I spent 10 minutes teaching Ellie about the posture which we use as a starting point for Keepers, namely the “Z” position. Ellie is also a gymnast, has a good level of physical competency and found it relatively easy to connect with Keeping specific postures.
I set her up to work out of the “Z” position into a catching position using a Crazy Catch. She worked independently for 10 minutes and must have taken over 100 catches in that time.
I then asked Jamie to come over and show Ellie some of the rebound net drills he uses to simulate standing up to the stumps. Jamie is a County age group keeper-batter. He has been keeping wicket for just over four years.
Ellie stood to the side of Jamie and threw into the “sane” side of the Crazy Catch rebound net. The great thing about the “sane” side of the rebound net is that it gives a consistent reaction meaning you can groove a movement or Catch type and build up significant repetition numbers. This was perfect for a keeper such as Ellie who is starting out on her journey as a keeper.
The ball springs back off of the net and either misses leg stump or clips the stumps, simulating an edge or deflection off of a thigh pad.

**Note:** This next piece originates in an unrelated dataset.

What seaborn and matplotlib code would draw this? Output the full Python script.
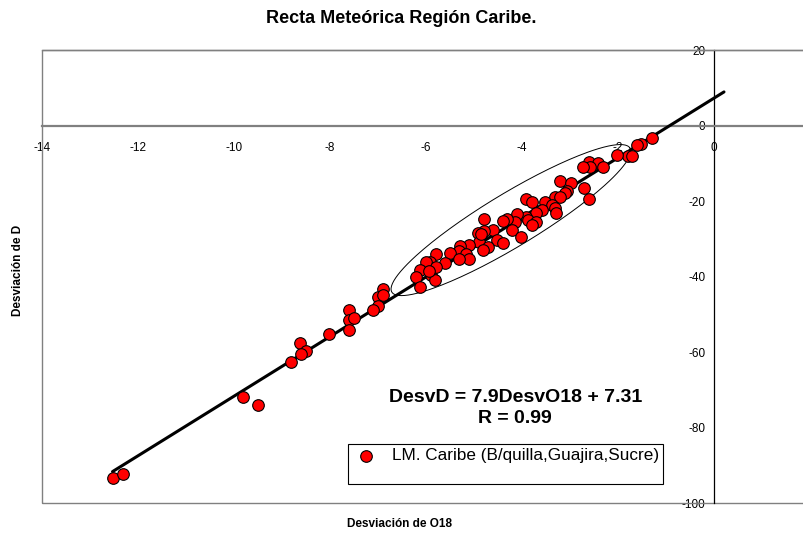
import numpy as np
import pandas as pd
import matplotlib.pyplot as plt
from matplotlib.patches import Rectangle
import seaborn as sns

# isotope deviations
desv_o18 = [-1.30, -1.51, -1.60, -1.79, -2.02, -1.70, -2.60, -2.41, -2.59, -2.31,
            -2.73, -2.71, -2.60, -3.21, -2.97, -3.07, -3.11, -3.32, -3.21, -3.52,
            -3.91, -3.80, -3.38, -3.32, -3.29, -3.59, -3.70, -3.91, -4.11, -3.87,
            -3.71, -3.80, -4.15, -4.32, -4.39, -4.20, -4.01, -4.80, -4.60, -4.80,
            -4.91, -4.52, -4.39, -4.89, -4.71, -4.81, -5.10, -5.30, -5.31, -5.50,
            -5.16, -5.10, -5.31, -5.61, -5.80, -5.91, -5.99, -6.13, -6.20, -5.89,
            -5.82, -6.12, -5.80, -5.94, -4.86,
            -6.90, -7.00, -6.90, -7.00, -7.10, -7.60, -7.60, -7.49, -7.60, -8.01,
            -8.62, -8.49, -8.60, -8.81, -9.81, -9.50, -12.51, -12.32]
desv_d = [-3.3, -4.9, -5.1, -8.0, -7.8, -8.0, -9.6, -9.8, -10.9, -11.0,
          -11.0, -16.5, -19.3, -14.6, -15.3, -17.2, -17.9, -18.8, -19.0, -20.2,
          -19.5, -20.2, -21.0, -21.9, -23.2, -22.4, -23.1, -24.1, -23.4, -25.0,
          -25.5, -26.3, -25.5, -24.8, -25.2, -27.7, -29.6, -24.6, -27.5, -27.9,
          -28.4, -30.3, -31.2, -30.8, -32.1, -33.0, -31.6, -31.9, -33.2, -33.7,
          -33.9, -35.2, -35.4, -36.3, -33.9, -36.1, -36.1, -38.3, -40.1, -39.6,
          -40.9, -42.7, -37.4, -38.5, -28.7,
          -43.4, -45.5, -44.9, -47.8, -48.9, -48.9, -51.4, -50.9, -54.2, -55.3,
          -57.6, -59.7, -60.4, -62.6, -72.0, -74.1, -93.3, -92.2]

slope = 7.9
intercept = 7.31
r_value = 0.99
series_name = 'LM. Caribe (B/quilla,Guajira,Sucre)'

x_ticks = [-14, -12, -10, -8, -6, -4, -2, 0]
y_ticks = [-100, -80, -60, -40, -20, 0, 20]

df = pd.DataFrame({'DesvO18': desv_o18, 'DesvD': desv_d})

sns.set_style('white')
plt.rcParams['font.family'] = ['Liberation Sans', 'DejaVu Sans']
plt.rcParams['text.color'] = 'black'
plt.rcParams['xtick.color'] = 'black'
plt.rcParams['ytick.color'] = 'black'

fig = plt.figure(figsize=(8.04, 5.37), dpi=100)
ax = fig.add_axes([0.0522, 0.0633, 0.9478, 0.843])
ax.set_xlim(-14, 1.877)
ax.set_ylim(-100, 20)

# trend line
xl = np.array([-12.53, 0.21])
ax.plot(xl, slope * xl + intercept, color='black', lw=2.2, zorder=3)

sns.scatterplot(data=df, x='DesvO18', y='DesvD', ax=ax, s=70, color='#ff0000',
                edgecolor='black', linewidth=0.8, label=series_name, zorder=4)

# ellipse around the main cluster
t = np.linspace(0, 2 * np.pi, 200)
cx, cy = -4.23, -25.0
ax.plot(cx + 2.48 * np.cos(t) + 0.29 * np.sin(t),
        cy + 19.1 * np.cos(t) - 6.0 * np.sin(t),
        color='black', lw=0.7, zorder=2)

# axes crossing at the origin, Excel style
ax.spines['bottom'].set_position(('data', 0))
ax.spines['left'].set_position(('data', 0))
ax.spines['right'].set_visible(False)
ax.spines['bottom'].set_color('#808080')
ax.spines['bottom'].set_linewidth(1.6)
ax.spines['left'].set_color('black')
ax.spines['left'].set_linewidth(0.9)
ax.spines['top'].set_color('#808080')
ax.spines['top'].set_linewidth(1.0)
ax.add_patch(Rectangle((0, 0), 1.2, 1, transform=ax.transAxes, fill=False,
                       edgecolor='#808080', lw=1.0, clip_on=False, zorder=1))

ax.set_xticks(x_ticks)
ax.set_yticks(y_ticks)
ax.set_xticklabels([str(v) for v in x_ticks])
ax.set_yticklabels([str(v) for v in y_ticks])
ax.tick_params(axis='x', direction='out', length=4, width=0.9, color='black',
               labelsize=8.5, pad=8)
ax.tick_params(axis='y', direction='out', length=4, width=0.9, color='black',
               labelsize=8.5, pad=2)
ax.set_xlabel('')
ax.set_ylabel('')

ax.text(-4.14, -71.9, f'DesvD = {slope}DesvO18 + {intercept}', ha='center', va='center',
        fontsize=14, fontweight='bold')
ax.text(-4.14, -77.6, f'R = {r_value}', ha='center', va='center',
        fontsize=14, fontweight='bold')

handles, labels = ax.get_legend_handles_labels()
blank = plt.Line2D([], [], linestyle='none', marker=None)
leg = ax.legend(handles[:1] + [blank], [series_name, ' '], loc='upper left',
                bbox_to_anchor=(0.4016, 0.130), fancybox=False, edgecolor='black',
                framealpha=1, fontsize=12.3, borderpad=0.25, labelspacing=0.05,
                handletextpad=0.7, handlelength=1.6, borderaxespad=0)
leg.get_frame().set_linewidth(0.8)

fig.text(0.4988, 0.966, 'Recta Meteórica Región Caribe.', ha='center', va='center',
         fontsize=13, fontweight='bold')
fig.text(0.4975, 0.024, 'Desviación de O18', ha='center', va='center',
         fontsize=8.5, fontweight='bold')
fig.text(0.0224, 0.497, 'Desviación de D', ha='center', va='center', rotation=90,
         fontsize=8.5, fontweight='bold')

fig.savefig('out.png', dpi=100)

It’s great practice.
If the ball misses the leg stump then the keeper needs to find a way of moving that allows them to take the ball comfortably and then return the ball to the stumps for a potential stumping.
Notice how Jamie returns the ball in a rhythmic fashion back to the stumps. His body is relaxed as he takes the ball.
It was a great bit of role modelling that an inexperienced keeper could learn from. Ellie learn more from watching Jamie do this drill than I could teach her in 1000 words. That’s the beauty of role modelling and pair-based work.
Ellie then did the same drill with Jamie throwing into the rebound net. The only change I make was to turn the stumps round slightly to reduce the number of deflections and to give her the sense of moving to take a leg side ball. This is a movement pattern that Ellie wouldn’t have done before given that this was her first ever Keeping session.
So whilst her movement pattern is slightly different to Jamie’s (a longer single stride instead of a double movement), it was brilliant to see how quickly Ellie learnt and adapted to the drill.
What a great start for Ellie’s keeping career!
So how can we adapt and scale this drill to open it up to keepers of any experience level or ability?:
Move the Crazy Catch closer or further away dependent on the ability or experience of the keeper. The closer the Crazy Catch the quicker your reactions need to be to move and then catch the incoming ball.
Adjust the speed of the throw.
Shift the vertical angle of the Crazy Catch, this changes the way the ball reacts off of the net.
Experiment with slight turns in angle of the Crazy Catch in relation to the thrower. Notice that we had a couple of different angles during Jamie’s montage which meant that the ball ended up either in line with the stumps or missing leg stump.
Change the type of ball. We used a 4oz bowling machine ball today but we can use tennis balls, Incrediballs or normal cricket balls.
Turn the Crazy Catch around and have a go on the more random “insane” side. Nothing is normal here, the ball could deflect up/down/left or right. Once you feel comfortable with the “sane” rebounds then it’s time to go “insane!”
Rebound Nets are brilliant for so many catching and keeping drills. Use these different scaling options to sharpen kickstart your keeping career. Just like Ellie.